■ Exercise requirements
Give the listing again character for character, but drop the images.

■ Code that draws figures
+ + + + + + +

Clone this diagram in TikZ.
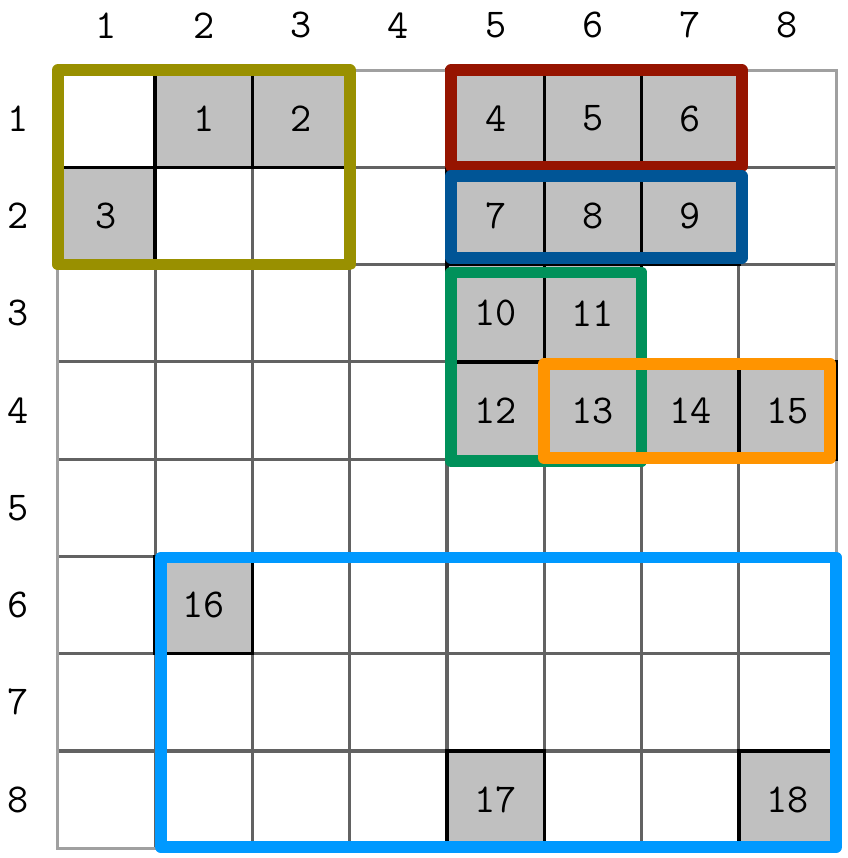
\documentclass[tikz,border=0pt]{standalone}
\usepackage{tikz}

\definecolor{cellgray}{HTML}{C0C0C0}
\definecolor{innergrid}{HTML}{626262}
\definecolor{outergrid}{HTML}{A0A0A0}
\definecolor{olivebox}{HTML}{999000}
\definecolor{redbox}{HTML}{961400}
\definecolor{bluebox}{HTML}{005596}
\definecolor{greenbox}{HTML}{00915A}
\definecolor{orangebox}{HTML}{FF9400}
\definecolor{skybox}{HTML}{0099FF}

\begin{document}
\begin{tikzpicture}[node distance=1cm,
    lbl/.style = {font=\ttfamily\fontsize{12}{14}\selectfont},
    cell/.style = {draw=black, line width=1pt, fill=cellgray, minimum size=1cm, inner sep=0pt, lbl},
    frame/.style = {line width=3.4pt, line join=round}]
    \useasboundingbox (-0.595,0.72) rectangle (8.113,-8.10);

    % grid
    \draw[innergrid, line width=0.9pt] (0,-8) grid (8,0);
    \draw[outergrid, line width=0.9pt] (0,0) rectangle (8,-8);

    % column and row numbers
    \node[lbl] (c1) at (0.5,0.46) {1};
    \node[lbl] (c2) [right of=c1] {2};
    \node[lbl] (c3) [right of=c2] {3};
    \node[lbl] (c4) [right of=c3] {4};
    \node[lbl] (c5) [right of=c4] {5};
    \node[lbl] (c6) [right of=c5] {6};
    \node[lbl] (c7) [right of=c6] {7};
    \node[lbl] (c8) [right of=c7] {8};
    \node[lbl] (r1) at (-0.41,-0.5) {1};
    \node[lbl] (r2) [below of=r1] {2};
    \node[lbl] (r3) [below of=r2] {3};
    \node[lbl] (r4) [below of=r3] {4};
    \node[lbl] (r5) [below of=r4] {5};
    \node[lbl] (r6) [below of=r5] {6};
    \node[lbl] (r7) [below of=r6] {7};
    \node[lbl] (r8) [below of=r7] {8};

    % filled cells
    \node[cell] (g1) at (1.5,-0.5) {1};
    \node[cell] (g2) [right of=g1] {2};
    \node[cell] (g3) at (0.5,-1.5) {3};
    \node[cell] (g4) at (4.5,-0.5) {4};
    \node[cell] (g5) [right of=g4] {5};
    \node[cell] (g6) [right of=g5] {6};
    \node[cell] (g7) [below of=g4] {7};
    \node[cell] (g8) [right of=g7] {8};
    \node[cell] (g9) [right of=g8] {9};
    \node[cell] (g10) [below of=g7] {10};
    \node[cell] (g11) [right of=g10] {11};
    \node[cell] (g12) [below of=g10] {12};
    \node[cell] (g13) [right of=g12] {13};
    \node[cell] (g14) [right of=g13] {14};
    \node[cell] (g15) [right of=g14] {15};
    \node[cell] (g16) at (1.5,-5.5) {16};
    \node[cell] (g17) at (4.5,-7.5) {17};
    \node[cell] (g18) at (7.5,-7.5) {18};

    % frames
    \draw[frame, olivebox] (0,0) rectangle (3,-2);
    \draw[frame, redbox] (4.04,0) rectangle (7.03,-0.99);
    \draw[frame, bluebox] (4.04,-1.09) rectangle (7.03,-1.93);
    \draw[frame, greenbox] (4.04,-2.08) rectangle (6,-4.02);
    \draw[frame, orangebox] (5,-3.02) rectangle (7.94,-3.99);
    \draw[frame, skybox] (1.06,-5.01) rectangle (8,-7.99);
\end{tikzpicture}
\end{document}
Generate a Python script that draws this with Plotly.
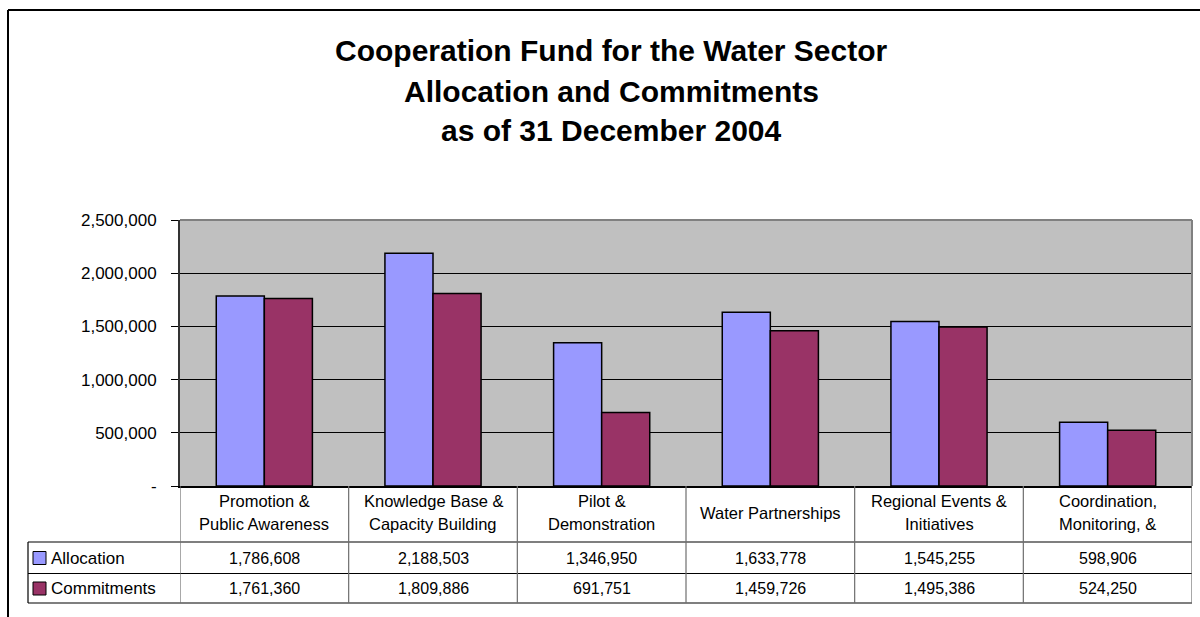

+ + + + + + +

■ Result for this task
Clone this diagram in TikZ.
\documentclass[tikz,border=0pt]{standalone}
\usepackage{tikz}

\definecolor{cellgray}{HTML}{C0C0C0}
\definecolor{innergrid}{HTML}{626262}
\definecolor{outergrid}{HTML}{A0A0A0}
\definecolor{olivebox}{HTML}{999000}
\definecolor{redbox}{HTML}{961400}
\definecolor{bluebox}{HTML}{005596}
\definecolor{greenbox}{HTML}{00915A}
\definecolor{orangebox}{HTML}{FF9400}
\definecolor{skybox}{HTML}{0099FF}

\begin{document}
\begin{tikzpicture}[node distance=1cm,
    lbl/.style = {font=\ttfamily\fontsize{12}{14}\selectfont},
    cell/.style = {draw=black, line width=1pt, fill=cellgray, minimum size=1cm, inner sep=0pt, lbl},
    frame/.style = {line width=3.4pt, line join=round}]
    \useasboundingbox (-0.595,0.72) rectangle (8.113,-8.10);

    % grid
    \draw[innergrid, line width=0.9pt] (0,-8) grid (8,0);
    \draw[outergrid, line width=0.9pt] (0,0) rectangle (8,-8);

    % column and row numbers
    \node[lbl] (c1) at (0.5,0.46) {1};
    \node[lbl] (c2) [right of=c1] {2};
    \node[lbl] (c3) [right of=c2] {3};
    \node[lbl] (c4) [right of=c3] {4};
    \node[lbl] (c5) [right of=c4] {5};
    \node[lbl] (c6) [right of=c5] {6};
    \node[lbl] (c7) [right of=c6] {7};
    \node[lbl] (c8) [right of=c7] {8};
    \node[lbl] (r1) at (-0.41,-0.5) {1};
    \node[lbl] (r2) [below of=r1] {2};
    \node[lbl] (r3) [below of=r2] {3};
    \node[lbl] (r4) [below of=r3] {4};
    \node[lbl] (r5) [below of=r4] {5};
    \node[lbl] (r6) [below of=r5] {6};
    \node[lbl] (r7) [below of=r6] {7};
    \node[lbl] (r8) [below of=r7] {8};

    % filled cells
    \node[cell] (g1) at (1.5,-0.5) {1};
    \node[cell] (g2) [right of=g1] {2};
    \node[cell] (g3) at (0.5,-1.5) {3};
    \node[cell] (g4) at (4.5,-0.5) {4};
    \node[cell] (g5) [right of=g4] {5};
    \node[cell] (g6) [right of=g5] {6};
    \node[cell] (g7) [below of=g4] {7};
    \node[cell] (g8) [right of=g7] {8};
    \node[cell] (g9) [right of=g8] {9};
    \node[cell] (g10) [below of=g7] {10};
    \node[cell] (g11) [right of=g10] {11};
    \node[cell] (g12) [below of=g10] {12};
    \node[cell] (g13) [right of=g12] {13};
    \node[cell] (g14) [right of=g13] {14};
    \node[cell] (g15) [right of=g14] {15};
    \node[cell] (g16) at (1.5,-5.5) {16};
    \node[cell] (g17) at (4.5,-7.5) {17};
    \node[cell] (g18) at (7.5,-7.5) {18};

    % frames
    \draw[frame, olivebox] (0,0) rectangle (3,-2);
    \draw[frame, redbox] (4.04,0) rectangle (7.03,-0.99);
    \draw[frame, bluebox] (4.04,-1.09) rectangle (7.03,-1.93);
    \draw[frame, greenbox] (4.04,-2.08) rectangle (6,-4.02);
    \draw[frame, orangebox] (5,-3.02) rectangle (7.94,-3.99);
    \draw[frame, skybox] (1.06,-5.01) rectangle (8,-7.99);
\end{tikzpicture}
\end{document}
Generate a Python script that draws this with Plotly.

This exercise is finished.